From this information, you do need a 3rd endpoint to participate in asynchronous replication, so that the secondary site will be able to be informed of changes when the network link breaks.
I can't comment specifically on 3PAR, but I do have a lot of experience with EMC Symmetrix arrays.
My advice would be: Find another way. Synchronous replication is one of these technologies that look great on paper, and in optimal circumstances, but in the real world cause vast amounts of pain.
The way it works is:
It is 'RPO 0' in the sense that IF IT IS ON DISK it's on the remote site.

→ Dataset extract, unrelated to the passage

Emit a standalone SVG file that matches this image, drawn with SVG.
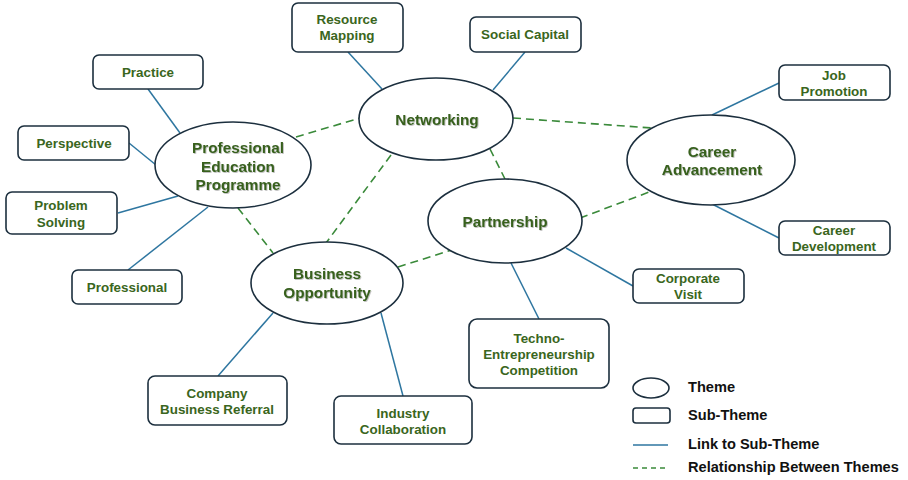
<svg xmlns="http://www.w3.org/2000/svg" width="908" height="480" viewBox="0 0 908 480">
<defs>
<filter id="sh" x="-10%" y="-20%" width="120%" height="140%">
<feDropShadow dx="0.8" dy="0.8" stdDeviation="0.6" flood-color="#000" flood-opacity="0.3"/>
</filter>
</defs>
<style>
.theme{fill:#fff;stroke:#1c2f3e;stroke-width:1.6}
.sub{fill:#fff;stroke:#1c2f3e;stroke-width:1.6}
.tt{font-family:"Liberation Sans",Arial,sans-serif;font-weight:bold;font-size:15.3px;fill:#37601f;text-anchor:middle;filter:url(#sh)}
.st{font-family:"Liberation Sans",Arial,sans-serif;font-weight:bold;font-size:13.4px;fill:#3a6620;text-anchor:middle}
.lt{font-family:"Liberation Sans",Arial,sans-serif;font-weight:bold;font-size:14.6px;fill:#111}
.link{stroke:#2e76a0;stroke-width:1.5;fill:none}
.rel{stroke:#3a8a3a;stroke-width:1.6;stroke-dasharray:8 5;fill:none}
</style>
<rect width="908" height="480" fill="#fff"/>
<g id="connectors">
<line class="link" x1="148" y1="89" x2="180" y2="133"/>
<line class="link" x1="129" y1="143" x2="156" y2="165"/>
<line class="link" x1="118" y1="213" x2="178" y2="196"/>
<line class="link" x1="128" y1="270" x2="208" y2="207"/>
<line class="link" x1="348" y1="52" x2="382" y2="89"/>
<line class="link" x1="525" y1="52" x2="493" y2="90"/>
<line class="link" x1="779" y1="83" x2="712" y2="115"/>
<line class="link" x1="779" y1="238" x2="712" y2="204"/>
<line class="link" x1="633" y1="286" x2="566" y2="248"/>
<line class="link" x1="539" y1="319" x2="511" y2="263"/>
<line class="link" x1="218" y1="376" x2="273" y2="313"/>
<line class="link" x1="403" y1="396" x2="381" y2="313"/>
<line class="rel" x1="296" y1="137" x2="360" y2="118"/>
<line class="rel" x1="513" y1="118" x2="652" y2="128"/>
<line class="rel" x1="490" y1="149" x2="505" y2="179"/>
<line class="rel" x1="391" y1="155" x2="326" y2="243"/>
<line class="rel" x1="238" y1="208" x2="273" y2="253"/>
<line class="rel" x1="398" y1="267" x2="455" y2="249"/>
<line class="rel" x1="580" y1="218" x2="652" y2="191"/>
</g>
<g id="pep"><ellipse class="theme" cx="233" cy="165" rx="78" ry="43"/><text class="tt" x="238" y="153">Professional</text><text class="tt" x="238" y="172">Education</text><text class="tt" x="238" y="190">Programme</text></g>
<g id="networking"><ellipse class="theme" cx="436" cy="119" rx="77" ry="41"/><text class="tt" x="437" y="125">Networking</text></g>
<g id="career"><ellipse class="theme" cx="711" cy="160" rx="84" ry="45"/><text class="tt" x="712" y="157">Career</text><text class="tt" x="712" y="175">Advancement</text></g>
<g id="partnership"><ellipse class="theme" cx="505" cy="221" rx="77" ry="42"/><text class="tt" x="505" y="227">Partnership</text></g>
<g id="business"><ellipse class="theme" cx="327" cy="283" rx="76" ry="41"/><text class="tt" x="327" y="279">Business</text><text class="tt" x="327" y="298">Opportunity</text></g>
<g id="practice"><rect class="sub" x="93" y="55" width="110" height="34" rx="6"/><text class="st" x="148" y="77">Practice</text></g>
<g id="perspective"><rect class="sub" x="18" y="126" width="111" height="34" rx="6"/><text class="st" x="74" y="148">Perspective</text></g>
<g id="problem"><rect class="sub" x="6" y="192" width="111" height="42" rx="6"/><text class="st" x="61" y="210">Problem</text><text class="st" x="61" y="227">Solving</text></g>
<g id="professional"><rect class="sub" x="72" y="270" width="110" height="34" rx="6"/><text class="st" x="127" y="292">Professional</text></g>
<g id="resource"><rect class="sub" x="292" y="3" width="111" height="49" rx="6"/><text class="st" x="347" y="24">Resource</text><text class="st" x="347" y="40">Mapping</text></g>
<g id="social"><rect class="sub" x="470" y="17" width="111" height="35" rx="6"/><text class="st" x="525" y="39">Social Capital</text></g>
<g id="job"><rect class="sub" x="779" y="65" width="111" height="35" rx="6"/><text class="st" x="834" y="80">Job</text><text class="st" x="834" y="96">Promotion</text></g>
<g id="cdev"><rect class="sub" x="779" y="221" width="111" height="34" rx="6"/><text class="st" x="834" y="235">Career</text><text class="st" x="834" y="251">Development</text></g>
<g id="corporate"><rect class="sub" x="633" y="269" width="111" height="34" rx="6"/><text class="st" x="688" y="283">Corporate</text><text class="st" x="688" y="299">Visit</text></g>
<g id="techno"><rect class="sub" x="469" y="319" width="140" height="69" rx="8"/><text class="st" x="539" y="343">Techno-</text><text class="st" x="539" y="359">Entrepreneurship</text><text class="st" x="539" y="375">Competition</text></g>
<g id="referral"><rect class="sub" x="148" y="376" width="139" height="49" rx="7"/><text class="st" x="217" y="398">Company</text><text class="st" x="217" y="414">Business Referral</text></g>
<g id="industry"><rect class="sub" x="334" y="396" width="138" height="48" rx="7"/><text class="st" x="403" y="418">Industry</text><text class="st" x="403" y="434">Collaboration</text></g>
<g id="legend">
<ellipse class="theme" cx="651" cy="388" rx="18" ry="10"/>
<rect class="sub" x="633" y="408" width="37" height="15" rx="3"/>
<line class="link" x1="633" y1="445" x2="668" y2="445"/>
<line stroke="#3a8a3a" stroke-width="1.6" stroke-dasharray="5 4" x1="633" y1="468" x2="668" y2="468"/>
<text class="lt" x="688" y="392">Theme</text>
<text class="lt" x="688" y="420">Sub-Theme</text>
<text class="lt" x="688" y="449">Link to Sub-Theme</text>
<text class="lt" x="688" y="472">Relationship Between Themes</text>
</g>
</svg>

Most applications use memory caching, which will be lost in a DR. However, it comes at a significant price:
You need enough total bandwidth to your remote site that you will always have enough to service the replication requirements - if you don't, your primary systems will suffer badly, because the disk latency will climb dramatically. If you ever saturate this link, you will suffer and your primary service may just crash.
You will always have a latency burden, and your performance will suffer as a result.

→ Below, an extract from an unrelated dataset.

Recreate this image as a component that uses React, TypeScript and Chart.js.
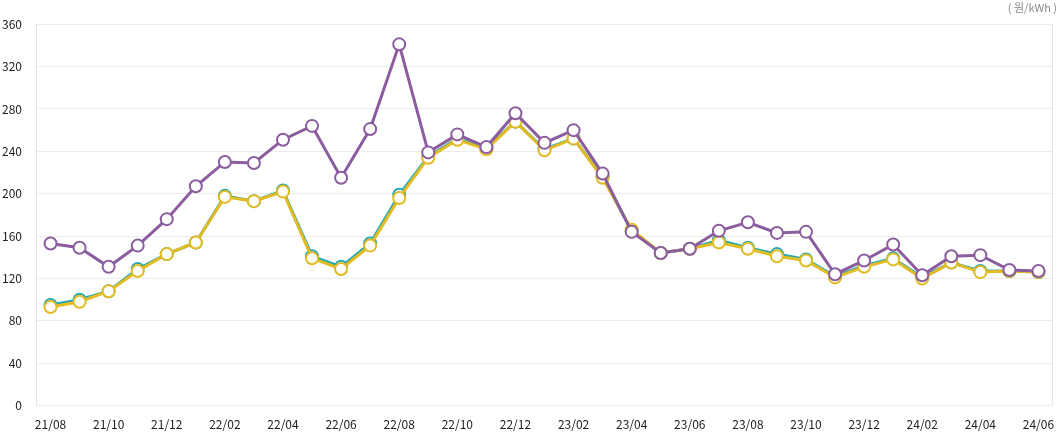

Now, it may be both these things are 'fine'. In my experience though, RPO0 and 'sync replication' are usually only discussed when you've got Really Important things.
To answer your questions directly though:
Does the SAN deny data writes to the I/O until synchronisation has completed?
No - it'll 'catch up' in async, before going into sync mode. This might take a while depending on bandwdith, and until it is sync, you don't have your '0 RPO'.
If a link is severed, does the SAN buffer the block changes until the connection is restored?
Depends a little on your config. Generally, it'll treat link suspend/resume as an event that it needs to async resync. Whilst the link is 'out' your RPO is no longer zero. You can 'block' IO in a link failure, but this will probably just crash your app.
If a link is severed during a TL log write, and a DR occurs, doesn't this mean that we will have a potentially corrupt TL written to the secondary site, and therefore incur data loss? The data loss is only because the primary was able to commit, but the secondary was not able to synchronise.
No - sync means sync. If you're in sync, ever IO on the disk is also on the remote. Any IO not on the disk is lost though, so you may lose your last translogs.
Is RPO of zero ever a guarantee across the stack (SQL Server / Memory / Network / SAN / IO)?
RPO is recover point objective. If your objective is (truly) zero, then ... you need to think very hard about your architecture. It's achievable, but it's incredibly expensive.
Personally, I would suggest instead of sync:
Run your primary datastores async, and rely on your logs to provide the 'sync' bit. Your 'RPO0' - practically speaking - will only be 'your committed translog' anyway. So NFS (CIFS?) mount a remote drive, and write you translogs across the network as well as to 'local' storage, and replay them onto your - few minutes out of sync - database.
You'll get about the same recovery point anyway - because I very much doubt you'll want to use data that isn't journaled - and you'll do so without needing expensive sync operations.